Emily Lauten is a graduate student at American University studying Public Communication. She works as an Advocacy and Communications Intern at Arogya World. A native Chicagoan and ardent White Sox fan, she is currently based in Washington, DC.
I’m 22. I don’t pay for my own health insurance. I don’t know anyone my age with diabetes. Or heart disease. Or even cancer for that matter. I’m too young to see the physical, aesthetic ramifications of sitting out in the sun too long and haven’t yet felt the results of too much red meat and fried food. I’ll admit it. I’ve been extraordinarily lucky.
It’s not that I don’t think that chronic disease could happen to me. It’s just that I don’t think about it at all. And in this lies the very problem.
I’ll have a master’s degree in August, but before a couple of months ago, I could not have told you what a non-communicable disease is. Non-communicable diseases, for those readers like me, encompass cardiovascular disease, cancers, chronic-respiratory diseases, and diabetes. I couldn’t have told you what it is, and I certainly didn’t know that NCDs cause two out of every three deaths globally.

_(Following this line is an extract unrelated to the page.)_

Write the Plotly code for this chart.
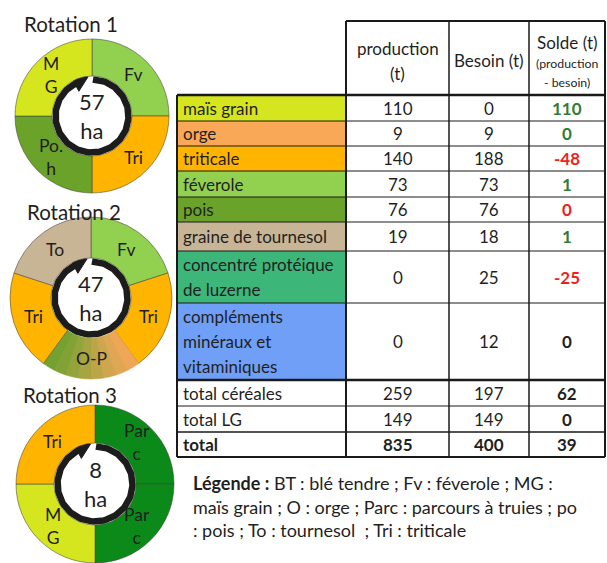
import numpy as np
import plotly.graph_objects as go

W, H = 607, 563          # page (window) size
OX, OY = 0, 0            # page body margin is removed below
FW, FH = W - OX, H - OY  # figure size

# ---------------- data ----------------
rotation_titles = ["Rotation 1", "Rotation 2", "Rotation 3"]
rotation_areas_ha = [57, 47, 8]

rot1_crops = ["Fv", "Tri", "Po.\nh", "M\nG"]
rot1_shares = [1, 1, 1, 1]
rot2_crops = ["Fv", "Tri", "O-P", "Tri", "To"]
rot2_shares = [1, 1, 1, 1, 1]
rot3_crops = ["Par\nc", "Par\nc", "M\nG", "Tri"]
rot3_shares = [1, 1, 1, 1]

feed_items = ["maïs grain", "orge", "triticale", "féverole", "pois",
              "graine de tournesol", "concentré protéique\nde luzerne",
              "compléments\nminéraux et\nvitaminiques",
              "total céréales", "total LG", "total"]
production_t = [110, 9, 140, 73, 76, 19, 0, 0, 259, 149, 835]
besoin_t = [0, 9, 188, 73, 76, 18, 25, 12, 197, 149, 400]
solde_t = [110, 0, -48, 1, 0, 1, -25, 0, 62, 0, 39]

legend_lines = ["<b>Légende :</b> BT : blé tendre ; Fv : féverole ; MG :",
                "maïs grain ; O : orge ; Parc : parcours à truies ; po",
                ": pois ; To : tournesol  ; Tri : triticale"]

# ---------------- styles ----------------
FONT = "Lato"
TXT = "#1f1f1f"
GREEN_T = "#2f7d32"
RED_T = "#f01e1e"
RING = "#1c1c1c"

crop_colors = {"Fv": "#92d050", "Tri": "#ffb400", "Po.\nh": "#6aa22a",
               "M\nG": "#d6e61e", "To": "#c8b596", "Par\nc": "#0b8a1a"}
op_gradient = ["#efa656", "#e0a653", "#cfa64e", "#bca548", "#a8a442",
               "#94a33c", "#82a236", "#74a131"]

item_colors = ["#d6e61e", "#f9a857", "#ffb400", "#92d050", "#6aa22a",
               "#c8b596", "#3db67a", "#6f9ff7", None, None, None]
solde_colors = [GREEN_T, GREEN_T, RED_T, GREEN_T, RED_T, GREEN_T, RED_T,
                TXT, TXT, TXT, TXT]

pie_centers = [(92, 116), (91, 298), (95, 484)]
pie_radii = [77, 81, 79]
hole_radii = [40, 40, 41]
title_pos = [(71, 24), (74, 212), (70, 395)]

row_edges = [95, 121, 146, 171, 197, 222, 251, 303, 380, 406, 432, 457]
col_edges = [177, 346, 449, 529, 605]
header_top = 21
LINE_H = 25
TFS = 17  # table font size

fig = go.Figure()
annotations = []
shapes = []


def ann(x, y, text, size=TFS, color=TXT, xanchor="center", yanchor="middle"):
    annotations.append(dict(x=x, y=y, xref="x", yref="y", text=text,
                            showarrow=False, xanchor=xanchor, yanchor=yanchor,
                            font=dict(family=FONT, size=size, color=color)))


def add_rotation(k, crops, shares):
    cx, cy = pie_centers[k]
    R = pie_radii[k]
    rh = hole_radii[k]
    labels, values, colors, lcols, lws = [], [], [], [], []
    for i, (c, v) in enumerate(zip(crops, shares)):
        if c == "O-P":
            n = len(op_gradient)
            for j, col in enumerate(op_gradient):
                labels.append(f"O-P part {j}")
                values.append(v / n)
                colors.append(col)
                lcols.append(col)
                lws.append(0.6)
        else:
            labels.append(f"{c} #{i}")
            values.append(v)
            colors.append(crop_colors[c])
            lcols.append("rgba(70,70,60,0.55)")
            lws.append(1)
    fig.add_trace(go.Pie(
        labels=labels, values=values, sort=False, direction="clockwise",
        rotation=0, hole=rh / R, textinfo="none", hoverinfo="skip",
        marker=dict(colors=colors, line=dict(color=lcols, width=lws)),
        domain=dict(x=[max(0.0, (cx - R - OX) / FW), min(1.0, (cx + R - OX) / FW)],
                    y=[max(0.0, 1 - (cy + R - OY) / FH), min(1.0, 1 - (cy - R - OY) / FH)])))
    # slice labels at mid-angle, mid-ring radius
    total = sum(shares)
    cum = 0
    rm = (R + rh) / 2
    for c, v in zip(crops, shares):
        a = np.deg2rad(360 * (cum + v / 2) / total)
        cum += v
        ann(cx + rm * np.sin(a), cy - rm * np.cos(a), c.replace("\n", "<br>"), size=17.5)
    # circular arrow (clockwise)
    rr = rh - 3.5
    tb = 332.0
    th = np.deg2rad(np.linspace(1.5, tb + 1, 200))
    fig.add_trace(go.Scatter(x=cx + rr * np.sin(th), y=cy - rr * np.cos(th),
                             mode="lines", line=dict(color=RING, width=6.5),
                             hoverinfo="skip"))
    b = np.deg2rad(tb)
    px, py = cx + rr * np.sin(b), cy - rr * np.cos(b)
    tx_, ty_ = np.cos(b), np.sin(b)        # tangent (clockwise)
    nx_, ny_ = np.sin(b), -np.cos(b)       # outward normal
    L, hw = 15, 8.5
    fig.add_trace(go.Scatter(
        x=[px + hw * nx_, px + L * tx_, px - hw * nx_, px + hw * nx_],
        y=[py + hw * ny_, py + L * ty_, py - hw * ny_, py + hw * ny_],
        mode="lines", fill="toself", fillcolor=RING,
        line=dict(color=RING, width=1), hoverinfo="skip"))
    ann(cx, cy, f"{rotation_areas_ha[k]}<br>ha", size=22)
    tx, ty = title_pos[k]
    ann(tx, ty, rotation_titles[k], size=20.5)


add_rotation(0, rot1_crops, rot1_shares)
add_rotation(1, rot2_crops, rot2_shares)
add_rotation(2, rot3_crops, rot3_shares)

# ---------------- table ----------------
x0, x1, x2, x3, x4 = col_edges
for i, col in enumerate(item_colors):
    if col:
        shapes.append(dict(type="rect", xref="x", yref="y", x0=x0, x1=x1,
                           y0=row_edges[i], y1=row_edges[i + 1],
                           fillcolor=col, line=dict(width=0), layer="below"))


def hline(y, xa, xb, w):
    shapes.append(dict(type="line", xref="x", yref="y", x0=xa, x1=xb, y0=y, y1=y,
                       line=dict(color="#1a1a1a", width=w), layer="above"))


def vline(x, ya, yb, w):
    shapes.append(dict(type="line", xref="x", yref="y", x0=x, x1=x, y0=ya, y1=yb,
                       line=dict(color="#1a1a1a", width=w), layer="above"))


hline(header_top, x1, x4, 2)
thick_rows = {95: 2.5, 380: 2.5, 432: 1.6, 457: 2.2}
for y in row_edges:
    hline(y, x0, x4, thick_rows.get(y, 1))
vline(x0, row_edges[0], row_edges[-1], 2)
vline(x1, header_top, row_edges[-1], 2)
vline(x2, header_top, row_edges[-1], 1.5)
vline(x3, header_top, row_edges[-1], 1.5)
vline(x4, header_top, row_edges[-1], 2)

cc = [(x1 + x2) / 2, (x2 + x3) / 2, (x3 + x4) / 2]
ann(cc[0], 48, "production")
ann(cc[0], 73, "(t)")
ann(cc[1], 60, "Besoin (t)")
ann(cc[2], 42, "Solde (t)")
ann(cc[2], 63, "(production", size=12.3)
ann(cc[2], 82, "- besoin)", size=12.3)

for i, item in enumerate(feed_items):
    ym = (row_edges[i] + row_edges[i + 1]) / 2
    is_total = item == "total"
    lines = item.split("\n")
    n = len(lines)
    for k, ln in enumerate(lines):
        yk = ym + (k - (n - 1) / 2) * LINE_H
        ann(x0 + 4, yk, f"<b>{ln}</b>" if is_total else ln, xanchor="left")
    vals = [production_t[i], besoin_t[i], solde_t[i]]
    for j, v in enumerate(vals):
        bold = is_total or j == 2
        t = f"<b>{v}</b>" if bold else f"{v}"
        ann(cc[j], ym, t, color=solde_colors[i] if j == 2 else TXT)

# ---------------- legend text ----------------
for k, ln in enumerate(legend_lines):
    ann(191, 483 + k * 23.5, ln, size=18, xanchor="left")

fig.update_layout(
    width=FW, height=FH, margin=dict(l=0, r=0, t=0, b=0),
    paper_bgcolor="white", plot_bgcolor="white", showlegend=False,
    xaxis=dict(range=[OX, W], visible=False, fixedrange=True),
    yaxis=dict(range=[H, OY], visible=False, fixedrange=True),
    annotations=annotations, shapes=shapes, hovermode=False,
)

fig.write_html(
    "out.html",
    config={"displayModeBar": False, "staticPlot": True},
    post_script=("document.body.style.margin='0';"
                 "document.body.style.overflow='hidden';"
                 "document.documentElement.style.overflow='hidden';"),
)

By 2030, non-communicable diseases will cause five times as many deaths as HIV/AIDS, TB, and Malaria COMBINED. With numbers so staggering how could I not have known?
But learning what NCDs are was only the beginning of my journey. As a communications intern for Arogya World, I began to delve into the research trying to piece together the implications of NCDs. And what I learned is troublesome.
When 80% of deaths from NCDs occur in developing countries, there is a problem.
When middle-aged adults in low and middle income countries develop disease at younger ages, suffer longer, and die sooner than those in high income countries, there is a problem.
And what is most frustrating is that the large majority of NCDs can be prevented. Diet and exercise are major contributors to the development of these diseases. Implementation of tobacco control strategies can prevent 5.5 million deaths per year, and salt reduction can prevent 8.5 million deaths at a cost of about 20 cents per person per year in China and India. 8.5 million is roughly the population of New York City. If these kinds of numbers were happening the U.S. it would be called a tragedy, an epidemic. But its not happening here, and it’s not close to making the front page.
When was the last time you dropped a quarter walking down the street and didn’t bother to pick it up? It was just a quarter, nothing to worry about. But that same quarter is the difference between life and death for someone in a low-income country.
People are dying from illness that could have been stopped. This is a problem.
Non-communicable diseases are radically shaping and stratifying the global population. And I simply didn’t know.
Health shouldn’t be something that money determines. The fortune or misfortune of where a person is born shouldn’t be an automatic death sentence before the age of 30 or a diabetes diagnosis in one’s early 20s.
Health equity matters.
Global non-communicable disease prevention matters.
A few months ago, I wasn’t apathetic. I was just uninformed. But now I know, and so do you. So what are we going to do about it?